Defense Secretary Donald Rumsfeld is expected to make the bombshell admission today in a speech in Miami, military and political sources said yesterday.

But Rumsfeld's revelation about the few prisoners in Cuba who shouldn't have been let go will be used as justification for indefinitely detaining approximately 650 terror suspects still held there, said one defense official.

The Pentagon chief will argue for greater scrutiny of each detainee, but he'll also "talk about the intent to release more" than the 87 freed to date, the official said.

Pentagon officials have refused to discuss one reported case of a Taliban commander, Mullah Shehzada, who rejoined comrades in Afghanistan after his release from the Guantanamo prison camp in Cuba last October.

Shehzada convinced his interrogators he was an innocent civilian captured by Northern Alliance troops and turned over to the U.S., Time magazine reported late last year.

"[Shehzada] is not the only one," said a source briefed on the speech yesterday. "They're about to be a lot less tight-lipped about it."

Rumsfeld is also expected to reveal that detainees have provided intelligence about human smuggling rings in Latin America aimed at sneaking Al Qaeda thugs into the U.S.

Other officials are skeptical that Osama Bin Laden's terror network is active there.
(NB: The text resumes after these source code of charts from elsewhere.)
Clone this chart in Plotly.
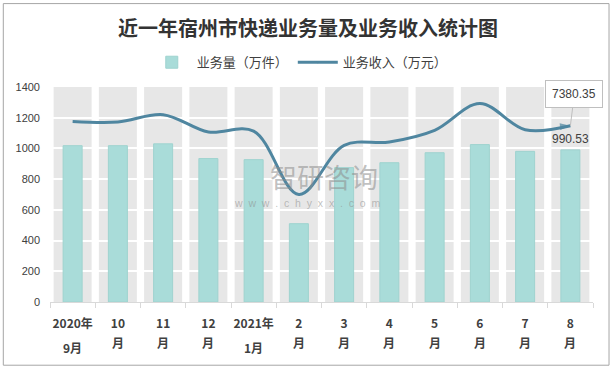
import plotly.graph_objects as go

cat_line1 = ["2020年", "10", "11", "12", "2021年", "2", "3", "4", "5", "6", "7", "8"]
cat_line2 = ["9月", "月", "月", "月", "1月", "月", "月", "月", "月", "月", "月", "月"]
volume = [1018, 1018, 1030, 934, 927, 510, 875, 907, 972, 1025, 981, 990.53]          # 业务量（万件）
revenue = [7560, 7534, 7843, 7116, 7155, 4500, 6557, 6699, 7187, 8306, 7213, 7380.35]  # 业务收入（万元）
y_ticks = [0, 200, 400, 600, 800, 1000, 1200, 1400]

TXT = "#404040"
FONT = "Noto Sans CJK SC, Liberation Sans, sans-serif"
n = len(cat_line1)
xs = list(range(n))

fig = go.Figure()

# grey background band per category
for i in xs:
    fig.add_shape(type="rect", xref="x", yref="y", x0=i - 0.42, x1=i + 0.42, y0=0, y1=1400,
                  fillcolor="#e7e7e7", line_width=0, layer="below")

fig.add_trace(go.Bar(
    x=xs, y=volume, name="业务量（万件）",
    marker=dict(color="#a9dcd9", line=dict(color="#9fd3cf", width=1)),
    width=0.42, hoverinfo="y"))

symbols = ["diamond"] + ["circle"] * (n - 2) + ["arrow"]
sizes = [10] + [0] * (n - 2) + [11]
fig.add_trace(go.Scatter(
    x=xs, y=revenue, name="业务收入（万元）", yaxis="y2", mode="lines+markers",
    line=dict(color="#4f86a0", width=3, shape="spline", smoothing=1.0),
    marker=dict(symbol=symbols, size=sizes, color="#4f86a0", angleref="previous",
                line=dict(width=0))))

# second line of the category labels
for i in xs:
    y2 = -0.21 if cat_line2[i] != "月" else -0.19
    fig.add_annotation(x=i, xref="x", yref="paper", y=y2, text=f"<b>{cat_line2[i]}</b>",
                       showarrow=False, yanchor="middle",
                       font=dict(size=12, color=TXT, family=FONT))

# labels on last point
fig.add_annotation(x=xs[-1], y=volume[-1], text=f"{volume[-1]:.2f}", showarrow=False,
                   yanchor="bottom", yshift=2, font=dict(size=12, color=TXT, family="Liberation Sans"))
fig.add_annotation(x=xs[-1], y=revenue[-1], yref="y2", text=f"{revenue[-1]:.2f}",
                   showarrow=True, arrowhead=0, arrowcolor="#bfbfbf", arrowwidth=1, ax=4, ay=-32,
                   bordercolor="#bfbfbf", borderwidth=1, borderpad=6, bgcolor="white",
                   font=dict(size=12, color=TXT, family="Liberation Sans"))

# watermark
fig.add_annotation(xref="paper", yref="paper", x=0.505, y=0.585, text="智研咨询", showarrow=False,
                   yanchor="middle", font=dict(size=27, color="rgba(140,140,140,0.55)", family=FONT))
sp = "\u00a0\u00a0"
fig.add_annotation(xref="paper", yref="paper", x=0.475, y=0.462,
                   text=sp.join(list("www.chyxx.com")),
                   showarrow=False, yanchor="middle",
                   font=dict(size=10.5, color="rgba(140,140,140,0.55)", family="Liberation Sans"))

# outer border
fig.add_shape(type="rect", xref="paper", yref="paper", x0=-0.086, x1=1.0295, y0=-0.294, y1=1.388,
              line=dict(color="#a6a6a6", width=1), fillcolor="rgba(0,0,0,0)", layer="above")

fig.update_layout(
    width=616, height=369,
    margin=dict(l=50, r=23, t=87, b=67, autoexpand=False),
    paper_bgcolor="white", plot_bgcolor="white",
    barmode="overlay",
    title=dict(text="<b>近一年宿州市快递业务量及业务收入统计图</b>", x=0.5, xref="container",
               yref="container", y=1 - 29 / 369, xanchor="center", yanchor="middle",
               font=dict(size=20, color="#333333", family=FONT)),
    legend=dict(orientation="h", x=0.46, xanchor="center", y=1.115, yanchor="middle",
                font=dict(size=13, color=TXT, family=FONT), itemwidth=40, bgcolor="rgba(0,0,0,0)"),
    xaxis=dict(tickmode="array", tickvals=xs, ticktext=[f"<b>{t}</b>" for t in cat_line1],
               range=[-0.5, n - 0.5], showgrid=False, ticks="", tickangle=0, automargin=False,
               ticklabelstandoff=11, showline=True, linecolor="#d9d9d9", zeroline=False,
               minor=dict(tickvals=[i - 0.5 for i in xs] + [n - 0.5], ticks="outside",
                          ticklen=5, tickcolor="#d9d9d9", showgrid=False),
               tickfont=dict(size=12, color=TXT, family=FONT)),
    yaxis=dict(range=[0, 1400], tickvals=y_ticks, gridcolor="white", gridwidth=1.5,
               zeroline=False, showline=False, automargin=False, ticklabelstandoff=9,
               tickfont=dict(size=11, color=TXT, family="Liberation Sans")),
    yaxis2=dict(range=[0, 9000], overlaying="y", side="right", visible=False),
    showlegend=True,
)

fig.write_html("out.html", config={"displayModeBar": False},
               post_script="document.body.style.margin='0';document.body.style.overflow='hidden';")
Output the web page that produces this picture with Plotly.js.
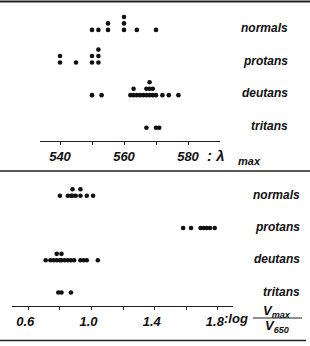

A senior diplomatic source in the region told The News that reports of Al Qaeda operations south of the border have been touted by Army brass without hard proof.

The other sources said Rumsfeld is making the speech, which comes as the U.S. Supreme Court weighs whether courts have jurisdiction over the U.S. naval base in Cuba, to "educate" the public about why the U.S. operates Camp Delta, where terror detainees have no access to lawyers.